Yusuf Ziya Cömert o dönem yazı işleri müdürüydü. Bir çay içtik. Ben zaten bekliyordum. Hatta şaşırmıştım, hala yollamadılar diye. Birkaç yazım yayımlanmadı. Acaba keseyim mi dedim ama sonra gittiği kadar gitsin diye düşündüm. Buluştuk Yusuf Ziya Cömert'le, ‘Ya Mustafa kusura bakma biliyorsun durumu' dedi.

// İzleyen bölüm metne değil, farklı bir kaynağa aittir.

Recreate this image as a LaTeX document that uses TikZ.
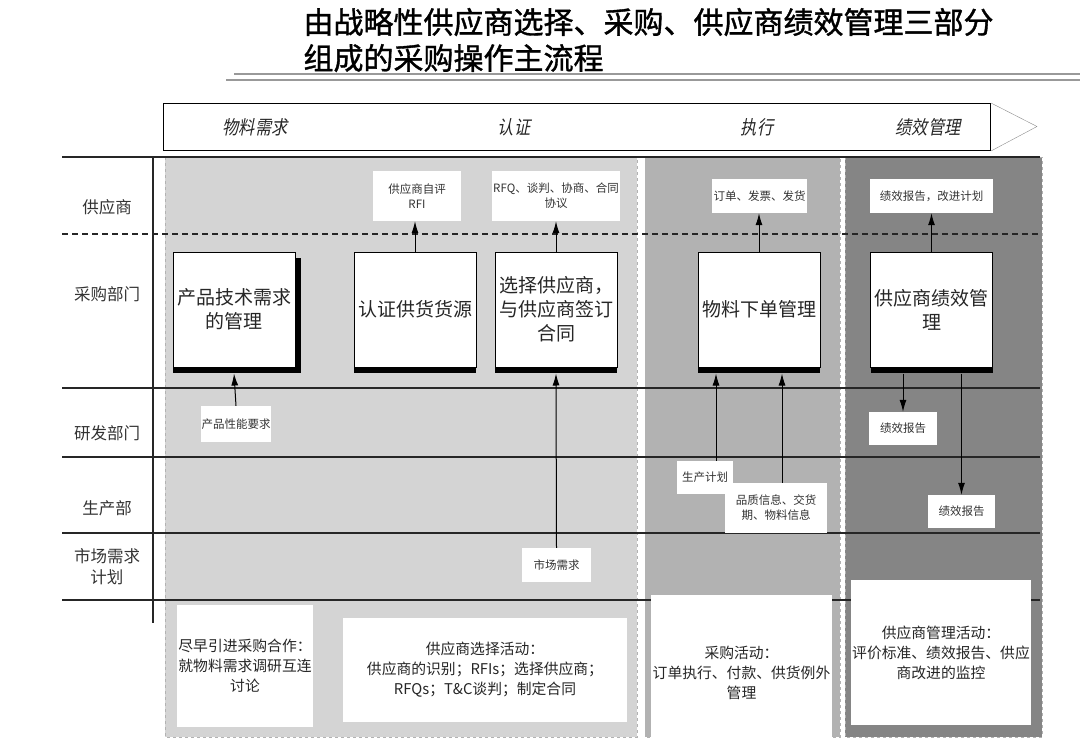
\documentclass[tikz,border=0pt]{standalone}
\usepackage{fontspec}
\setmainfont{Noto Sans CJK SC}
\newfontfamily\hdfont[FakeSlant=0.2,FakeStretch=0.85]{Noto Sans CJK SC}
\newfontfamily\titlefont[FakeBold=1.2]{Noto Sans CJK SC}
\usetikzlibrary{shadows,arrows.meta}

\begin{document}
\begin{tikzpicture}[x=1pt,y=-1pt,>={Latex[length=12pt,width=7pt]},
  proc/.style={draw,fill=white,line width=1pt,minimum width=122pt,minimum height=115pt,align=center,
    font=\fontsize{19}{24}\selectfont,text=black!85,
    drop shadow={shadow xshift=0pt,shadow yshift=-6pt,fill=black,opacity=1}},
  tag/.style={fill=white,inner sep=0pt,align=center,font=\fontsize{11.5}{15}\selectfont,text=black!80},
  note/.style={fill=white,inner sep=0pt,align=center,font=\fontsize{14.8}{20}\selectfont,text=black!85},
  lane/.style={align=center,font=\fontsize{16.5}{21}\selectfont,text=black!80},
  phase/.style={font=\hdfont\fontsize{19}{22}\selectfont,text=black!85},
  grid/.style={line width=1.2pt,black!85},
  zone/.style={draw=black!30,dashed,line width=0.7pt},
  link/.style={->,line width=1pt}]

\useasboundingbox (0,0) rectangle (1080,752);

% title
\node (title) [anchor=west,align=left,font=\titlefont\fontsize{30}{36}\selectfont] at (300,40)
  {由战略性供应商选择、采购、供应商绩效管理三部分\\组成的采购操作主流程};
\draw [black!40,line width=1.5pt] (234,74) -- (1080,74);
\draw [black!40,line width=1.5pt] (226,80) -- (1080,80);

% phase arrow
\node (hdr) [draw,line width=1pt,minimum width=827pt,minimum height=47pt,anchor=north west,inner sep=0pt] at (163,103) {};
\draw [black!45] (hdr.north east) -- (1037,126.5) -- (hdr.south east);
\node (p1) [phase] at (255,127) {物料需求};
\node (p2) [phase] at (514,127) {认证};
\node (p3) [phase] at (757,127) {执行};
\node (p4) [phase] at (928,127) {绩效管理};

% shaded phases
\fill [fill=black!17] (165,157) rectangle (637,737);
\fill [fill=black!30] (645,157) rectangle (840,737);
\fill [fill=black!48] (845,157) rectangle (1042,737);
\draw [zone] (165,157) rectangle (637,737);
\draw [zone] (645,157) rectangle (840,737);
\draw [zone] (845,157) rectangle (1042,737);

% swimlanes
\draw [grid] (62,157) -- (1040,157);
\draw [grid,dashed,dash pattern=on 6pt off 4pt] (62,234) -- (1040,234);
\draw [grid] (62,388) -- (1040,388);
\draw [grid] (62,457) -- (1040,457);
\draw [grid] (62,533) -- (1040,533);
\draw [grid] (62,600) -- (1040,600);
\draw [grid] (153,157) -- (153,623);

\node (l1) [lane] at (107,207) {供应商};
\node (l2) [lane] at (107,294) {采购部门};
\node (l3) [lane] at (107,433) {研发部门};
\node (l4) [lane] at (107,508) {生产部};
\node (l5) [lane] at (107,567) {市场需求\\计划};

% process boxes
\node (need) [proc,drop shadow={shadow xshift=6pt,shadow yshift=-6pt,fill=black,opacity=1}] at (234,309.5) {产品技术需求\\的管理};
\node (cert) [proc] at (415,309.5) {认证供货货源};
\node (select) [proc] at (556,309.5) {选择供应商，\\与供应商签订\\合同};
\node (order) [proc] at (759,309.5) {物料下单管理};
\node (perf) [proc] at (931.5,309.5) {供应商绩效管\\理};

% small labels
\node (rfi) [tag,minimum width=88pt,minimum height=50pt] at (417,196) {供应商自评\\RFI};
\node (rfq) [tag,minimum width=128pt,minimum height=50pt] at (556,196) {RFQ、谈判、协商、合同\\协议};
\node (inv) [tag,minimum width=95pt,minimum height=34pt] at (759.5,196) {订单、发票、发货};
\node (plan5) [tag,minimum width=123pt,minimum height=34pt] at (931.5,196) {绩效报告，改进计划};
\node (perfreq) [tag,minimum width=70pt,minimum height=36pt] at (236,424) {产品性能要求};
\node (mkt) [tag,minimum width=69pt,minimum height=34pt] at (556.5,565) {市场需求};
\node (plan) [tag,minimum width=56pt,minimum height=33pt] at (705,477.5) {生产计划};
\node (qual) [tag,minimum width=102pt,minimum height=50pt] at (776,508) {品质信息、交货\\期、物料信息};
\node (rep1) [tag,minimum width=68pt,minimum height=33pt] at (903,428.5) {绩效报告};
\node (rep2) [tag,minimum width=67pt,minimum height=33pt] at (961.5,511.5) {绩效报告};

% bottom notes
\node (early) [note,minimum width=136pt,minimum height=122pt] at (245,666) {尽早引进采购合作：\\就物料需求调研互连\\讨论};
\node (selact) [note,minimum width=284pt,minimum height=104pt] at (485,670) {供应商选择活动：\\供应商的识别；RFIs；选择供应商；\\RFQs；T\&C谈判；制定合同};
\node (buyact) [note,minimum width=181pt,minimum height=155pt] at (741.5,672.5) {采购活动：\\订单执行、付款、供货例外\\管理};
\node (mgmt) [note,minimum width=180pt,minimum height=145pt] at (941,652.5) {供应商管理活动：\\评价标准、绩效报告、供应\\商改进的监控};

% arrows
\draw [link] (cert.north) -- (cert.north |- rfi.south);
\draw [link] (select.north) -- (select.north |- rfq.south);
\draw [link] (order.north) -- (order.north |- inv.south);
\draw [link] (perf.north) -- (perf.north |- plan5.south);
\draw [link] (perfreq.north) -- ([yshift=-6pt]need.south);
\draw [link] (mkt.north) -- ([yshift=-6pt]select.south);
\draw [link] ([xshift=11pt]plan.north) -- ([yshift=-6pt]order.south -| 716,0);
\draw [link] ([xshift=6pt]qual.north) -- ([yshift=-6pt]order.south -| 782,0);
\draw [link] ([yshift=-6pt]perf.south -| rep1.north) -- (rep1.north);
\draw [link] ([yshift=-6pt]perf.south -| rep2.north) -- (rep2.north);

\end{tikzpicture}
\end{document}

"Önce ben atıldım, sonra beni atmamak için direnen"

-Neymiş o durum?


Durum, kendilerine gelen ‘Bu adam yazmasın' telefonu. Bu kadar. Yani bu okurlardan gelen tepki değil. Okurlardan da tepki geliyordur eminim ama durumun tam tanımı en üstten gelen telefon. Hatta öyle bir telefon gelmesine rağmen bir süre yazmaya devam etmemden sonra ikinci bir telefon geldi. Zaten ilk telefonun gereğini yerine getirmeyen kişi de bir süre sonra gönderildi.

-Karaalioğlu mu?

Evet. Benim bildiğim bu. Ben, kendi macerama dair bir şey söylemek istiyorum. Ben AK Parti'yi çok sevmiştim. Çok destekledim. AK Parti'nin Türkiye'de dönüştürücü demokrat gücünün dünya için bir model olduğuna inandım. Bunu dünyanın dört bir tarafında anlattım. Fakat 2011'den sonra hafif hafif kafamda soru işaretleri oluşmaya başladı. Mesela bazı tartışmalar çıktı; ilahiyatlardan felsefenin çıkarılması, evlere müdahale etme falan. Bunlardan sonra ‘Acaba AK Parti zannettiğimiz kadar demokrat değil mi' sorusunu sormaya başladım. O dönem eleştirel yazılar yazmaya başladım. Dostça yazdım. Ben şöyle düşünürler dedim; ‘Bu adam ya da bu adamlar bizi yıllarca en zor dönemde destekledi, bugün eleştirel bir şey diyorlarsa herhalde bir bildikleri vardır.' Fakat bir noktadan sonra o şuna döndü; ‘Bu adam bizi bu kadar sene destekledi, şimdi eleştiriyor. Neden eleştiriyor? Demek ki bu hainmiş.' O zaman daha çok nefret ediyorlar. En zor dönemde AK Parti'nin karşısında olanlar, bu dönemde AK Parti'ye akıl veren insanlar haline geldi. Bu bana ders oldu.